16 thoughts on “Traffic Jams”

  1. “Another thing they’ll do is to all start moving when the light changes, so we won’t wait until the car in front of us moves.”

    Except that the reason we wait is so that we have sufficient braking distance in case of the need for a quick stop. (and the fact that some drivers are texting 😉 )

    Your AI car cannot move until safe braking distance between you and the AI car ahead has been achieved.

    Your AI car will have to wait for a few instants to discern the speed of the AI car ahead so that it can know when to begin moving – so there will be some delay before moving.

    And the car ahead will not be going at an instantaneously fixed speed but will be accelerating up to some speed. So the AI car will have to accelerate more slowly in order to maintain safe braking distance, since the braking distance increases with increased speed.

    And all of this has a ripple effect back down the line. Same as with humans. Maybe the effects will be smaller but they won’ t be zero.

    1. Indeed, but safe braking distance is shorter with the faster reaction time, and the car can start accelerating while the driver is pre-occupied texting. In practice, I noticed the slow acceleration is more a nod to fuel efficiency rather than safe braking distance. The car seems to notice a vehicle moving away from it (faster velocity/acceleration than itself) and ignore it.

  2. Birds can figure this out, but not humans. If we can’t build AIs smarter than ducks, best not have them at all. Seriously, the problem isn’t braking distance or reaction time, it’s that most people don’t start to move until the person in front of them has completely driven away. I’ve always wondered if this was mainly due to abdication of responsibilty. The person at the front of the line is supposed to watch the light. Everyone else just watches the back of the car in front of them. I’ve been driving for 50 years, and driving habits are the same as they always were.

  3. “Everyone else just watches the back of the car in front of them.”

    Everyone else just waits until they notice the car in front of them is moving before they stop texting and start driving. This gets really annoying at short left turn lights, because of course the oblivious idiot keeps on going even though the signal has gone red. (Sorta like how the guy dawdling along slower than the limit finally speeds up as the light turns yellow and plows on through even though it turned red before he got there.)

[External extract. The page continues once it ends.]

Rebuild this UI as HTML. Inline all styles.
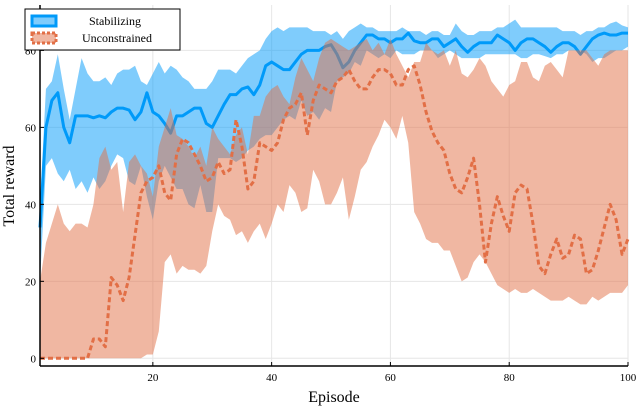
<!DOCTYPE html>
<html><head><meta charset="utf-8"><style>
body{margin:0;background:#fff}
svg{display:block;font-family:"Liberation Serif",serif}
</style></head><body>
<svg id="chart" width="638" height="406">
<g id="grid"></g>
<g id="plot"></g>
<g id="axes"></g>
<text x="334" y="402" font-size="16" text-anchor="middle">Episode</text>
<text transform="translate(14,186) rotate(-90)" font-size="16" text-anchor="middle">Total reward</text>
<g>
<rect x="25" y="9" width="155" height="41" fill="#fff" stroke="#000" stroke-width="1"/>
<g>
<rect x="32" y="16" width="24" height="10" fill="rgba(0,154,249,0.5)" stroke="#009af9" stroke-width="3"/>
<text x="115" y="25" font-size="12" text-anchor="middle">Stabilizing</text></g>
<g>
<rect x="32" y="33" width="24" height="10" fill="rgba(226,111,70,0.5)" stroke="#e26f46" stroke-width="3" stroke-dasharray="3,2"/>
<text x="117" y="42" font-size="12" text-anchor="middle">Unconstrained</text></g>
</g>
</svg>
<script>
const stabMean=[34,60,67,69,60,56,63,63,63,62.5,63,62.5,64,65,65,64.5,62,64,69,64,63,61,58.5,63,63,64,65,65,61,60,63,66,68.5,68.5,70,70.5,68.5,71,76,77,76,75,75,77,79,80,80,80,81,81.5,79,75.5,77,80,82,84,84,83,83,82,83,83,84.5,82.5,82,82,83,83,81,82,83,81,79.5,81,82,82,82,84,83,82,80,82,83,83,82,81,79.5,81,82,82,81,79,81,83,84,84.5,84,84,84.5,84.5];
const stabUpper=[40,70,72,79,70,62,70,78,74,72,72,73,71,74,75,75,76,72,71,74,77,74,76,75,73,72,70,70,70,72,75,75,75,74,76,78,79,80,83,85,86,85,86,86,86,86,85,85,85,84,85,83,85,86,87,86,86,85,85,85,85,86,85,85,85,84,85,85,84,84,87,85,84,84,85,85,85,86,86,87,88,86,86,86,86,86,86,86,85,85,85,84,85,85,86,86,87,87.5,86.5,86];
const stabLower=[20,50,52,48,46,49,44,46,43,47,44,46,50,53,52,46,45,50,42,36,46,50,47,44,44,40,39,45,38,38,52,52,52,51,52,54,55,57,58,58,60,62,63,62,67,63,64,62,65,64,72,73,74,77,76,80,79,78,79,78,80,79,79,79,80,80,80,78,79,80,79,78,78,78,78,79,79,79,79,79,79,78,78,79,79,78.5,78,79,79,80,80,80,79,77,78,78,79,80,80,81];
const uncMean=[0,0,0,0,0,0,0,0,0,5,5,3,21,19,15,21,32,43,46,47,50,43,41,53,57,56,53,50,46,47,51,48,49,62,55,44,46,56,55,54,56,62,65,66,69,58,67,71,70,69,72,73,75,72,70,70,73,75,75,74,71,71,75,76,71,64,59,56,54,48,44,43,47,52,40,25,35,42,37,33,43,45,44,35,24,22,27,31,26,27,32,31,22,23,28,34,40,36,27,31];
const uncUpper=[20,30,35,40,35,33,35,35,34,40,52,55,49,51,38,51,53,50,48,42,55,60,65,58,57,55,52,55,50,60,57,55,53,58,60,53,63,63,68,70,71,68,66,73,78,75,72,78,82,83,82,81,80,81,82,83,80,82,79,83,79,76,73,77,77,82,80,79,80,76,80,74,73,75,78,76,72,70,68,71,72,77,77,73,72,76,77,75,73,80,80,80,80,78,76,79,80,80,80,80];
const uncLower=[0,0,0,0,0,0,0,0,0,0,0,0,0,0,0,0,0,0,1,1,7,25,27,22,24,23,23,22,24,33,40,37,36,32,33,30,33,35,31,35,40,38,45,43,38,39,49,46,40,40,43,47,36,42,49,51,55,58,62,60,57,63,56,38,35,31,30,30,28,28,24,20,21,25,27,25,22,19,18,17,18,17,17,18,17,16,15,15,15,16,15,14,14,16,15,16,17,17,17,19];
const xTicks=[20,40,60,80,100];
const yTicks=[0,20,40,60,80];

const L=40,R=628,T=5,B=366,X0=1,X1=100,Y0=-2,Y1=91.8;
const sx=v=>L+(v-X0)/(X1-X0)*(R-L);
const sy=v=>B-(v-Y0)/(Y1-Y0)*(B-T);
const NS='http://www.w3.org/2000/svg';
function mk(tag,attrs,parent){const e=document.createElementNS(NS,tag);for(const k in attrs)e.setAttribute(k,attrs[k]);parent.appendChild(e);return e;}
const grid=document.getElementById('grid'),plot=document.getElementById('plot'),axes=document.getElementById('axes');
xTicks.forEach(t=>{const g=mk('line',{x1:sx(t),x2:sx(t),y1:T,y2:B,stroke:'#e6e6e6','stroke-width':1},grid);


const tl=mk('text',{x:sx(t),y:B+15,'font-size':11,'text-anchor':'middle'},axes);tl.textContent=t;


const tk=mk('line',{x1:sx(t),x2:sx(t),y1:B,y2:B-4,stroke:'#000'},axes);

});
yTicks.forEach(t=>{const g=mk('line',{x1:L,x2:R,y1:sy(t),y2:sy(t),stroke:'#e6e6e6','stroke-width':1},grid);


const tl=mk('text',{x:L-4,y:sy(t)+4,'font-size':11,'text-anchor':'end'},axes);tl.textContent=t;


const tk=mk('line',{x1:L,x2:L+4,y1:sy(t),y2:sy(t),stroke:'#000'},axes);

});
const xl=mk('line',{x1:L,x2:R,y1:B,y2:B,stroke:'#000','stroke-width':1.5},axes);


const yl=mk('line',{x1:L,x2:L,y1:T,y2:B,stroke:'#000','stroke-width':1.5},axes);



function band(up,lo,fill,name){let p=up.map((v,i)=>sx(i+1)+','+sy(v));for(let i=lo.length-1;i>=0;i--)p.push(sx(i+1)+','+sy(lo[i]));
const e=mk('polygon',{points:p.join(' '),fill:fill},plot);

}
function line(arr,color,dash,name){const e=mk('polyline',{points:arr.map((v,i)=>sx(i+1)+','+sy(v)).join(' '),fill:'none',stroke:color,'stroke-width':3,'stroke-linejoin':'round'},plot);
if(dash)e.setAttribute('stroke-dasharray',dash);

}
band(stabUpper,stabLower,'rgba(0,154,249,0.5)','stabilizing-band');
line(stabMean,'#009af9',null,'stabilizing-line');
band(uncUpper,uncLower,'rgba(226,111,70,0.5)','unconstrained-band');
line(uncMean,'#e26f46','5,3','unconstrained-line');
</script>
</body></html>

    One thing I do like are the timed crosswalk lights. They give a useful indication of how soon I’ll see the yellow, and can plan accordingly on what I need to do.

  4. Bill Burr and George Carlin have both independently come up with the same solution. Kill more people and produce fewer of them.

    I say get rid of smart weapons that have too low a body count.

    But seriously, population density above what the infrastructure supports is a real problem. Why is it ok for a single mom to have a dozen kids with multiple baby daddies that responsible people have to pay for?

  5. I remember doing this problem as an undergrad at Purdue. It was an applied engineering course, and the real test was whether one could remember to take the first and second derivatives of a curve fit, and find out whether the latter was negative or positive when the former was zero. So this is hardly a new “finding.”

    The much, much more difficult (and as yet unsolved) problem is how to distinguish between traffic jams and traffic jellies.

    1. In 1904, the first subway in NYC had a track fire causing the jelly to jam! Commuters have been late for work ever since!

      I always thought Phoenix would be a good place for subways (and underground housing with a year round 70 degree temperature) but was told the water table wouldn’t allow it… which makes no sense to me since some subways in NY go under the river between Manhattan and Brooklyn every day.

  6. Interesting. The article was based on the results of a simulation of traffic movement. Usually Rand is skeptical of simulations, at least when it comes to “global warming.”

    Given I didn’t read about any validation of the model, I’m taking this one with a large grain of salt.

      1. Any simulation can be completely bogus either by leaving out parameters or making biased assumption. Then there’s the butterfly effect which is almost always present.

    1. Simulations can be very useful if done right. But you get problems when, like climate simulations, assumptions are made and the results are not subject to validation.

  7. Smart car technology will involve more than seld-driving capabilities. The cars will be networked to one another (and I sincerely hope that they’re designing in cyber security from the beginning instead of it being an afterthought). When the light turns green, the cars can pull out together. The technology will reduce tge safe separation distance between cars which will increase highway capacity. It will reduce the ripple effects that happen when cars slow for no good reason. The cars will be programmed to obey the law which will eliminate a source of revenue from local governments that depend on speed traps and predatory enforcement. I’m 60. I hope this technology becomes widespread and affordable before I’m too old to drive myself anymore.

    1. A local area network to coordinate AI cars may be useful. But trusting messages from other cars and traffic lights too far is asking for trouble the moment bad data in injected into the network, whether because of a bug or deliberately.